— START OF PROVIDED MATERIAL —

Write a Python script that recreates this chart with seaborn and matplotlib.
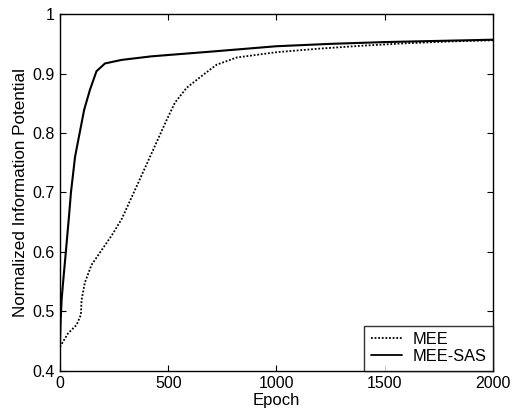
import matplotlib
matplotlib.use("Agg")
import matplotlib.pyplot as plt
import seaborn as sns
import pandas as pd

sns.set_theme(style="ticks")
plt.rcParams['font.family'] = ['Liberation Sans', 'DejaVu Sans']
plt.rcParams['text.color'] = 'black'
plt.rcParams['axes.labelcolor'] = 'black'

mee_epoch = [0, 38, 77, 97, 100, 115, 146, 193, 240, 285, 354, 431, 493, 531, 585, 662, 724, 816, 1001, 1200, 1400, 1600, 1800, 2000]
mee_val = [0.440, 0.463, 0.477, 0.494, 0.519, 0.548, 0.578, 0.603, 0.628, 0.655, 0.710, 0.772, 0.822, 0.851, 0.876, 0.898, 0.915, 0.927, 0.936, 0.942, 0.947, 0.951, 0.954, 0.956]

sas_epoch = [0, 3, 8, 15, 25, 42, 51, 70, 88, 112, 139, 169, 208, 285, 423, 700, 1000, 1250, 1500, 1750, 2000]
sas_val = [0.440, 0.480, 0.520, 0.550, 0.590, 0.660, 0.700, 0.760, 0.794, 0.839, 0.873, 0.904, 0.917, 0.923, 0.929, 0.937, 0.946, 0.950, 0.953, 0.955, 0.957]

df = pd.concat([
    pd.DataFrame({"Epoch": mee_epoch, "val": mee_val, "method": "MEE"}),
    pd.DataFrame({"Epoch": sas_epoch, "val": sas_val, "method": "MEE-SAS"}),
])

fig = plt.figure(figsize=(5.12, 4.16), dpi=100)
ax = fig.add_axes([0.117, 0.109, 0.846, 0.857])
sns.lineplot(data=df, x="Epoch", y="val", hue="method", style="method",
             palette={"MEE": "black", "MEE-SAS": "black"},
             dashes={"MEE": (1, 1), "MEE-SAS": ""},
             linewidth=1.5, ax=ax, legend=True)
ax.lines[0].set_linewidth(1.3)
ax.set_xlim(0, 2000)
ax.set_ylim(0.4, 1.0)
ax.set_xticks([0, 500, 1000, 1500, 2000])
ax.set_yticks([0.4, 0.5, 0.6, 0.7, 0.8, 0.9, 1.0])
ax.set_yticklabels(["0.4", "0.5", "0.6", "0.7", "0.8", "0.9", "1"])
ax.tick_params(direction="in", length=4, width=0.8, top=True, right=True, labelsize=11.5,
               colors="black", labelcolor="black", pad=4)
for s in ax.spines.values():
    s.set_color("black")
    s.set_linewidth(1.0)
ax.set_xlabel("Epoch", fontsize=12, labelpad=1, color="black")
ax.set_ylabel("Normalized Information Potential", fontsize=12.3, labelpad=3, color="black")
leg = ax.legend(loc="lower right", fontsize=11.8, frameon=True, fancybox=False,
                edgecolor="black", borderaxespad=0, handlelength=1.9,
                borderpad=0.4, labelspacing=0.12, handletextpad=0.65)
leg.get_frame().set_linewidth(1.0)
for t in leg.get_texts():
    t.set_color("black")
for h in leg.get_lines():
    h.set_linewidth(1.3)
fig.savefig("out.png", dpi=100)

— END OF PROVIDED MATERIAL —

## REQUEST
With the pictures left out, restate word for word every line of the data above, from the first down to the line that contains "plt.rcParams['axes.labelcolor'] = 'black'".

## WRITTEN ANSWER
Write a Python script that recreates this chart with seaborn and matplotlib.
import matplotlib
matplotlib.use("Agg")
import matplotlib.pyplot as plt
import seaborn as sns
import pandas as pd

sns.set_theme(style="ticks")
plt.rcParams['font.family'] = ['Liberation Sans', 'DejaVu Sans']
plt.rcParams['text.color'] = 'black'
plt.rcParams['axes.labelcolor'] = 'black'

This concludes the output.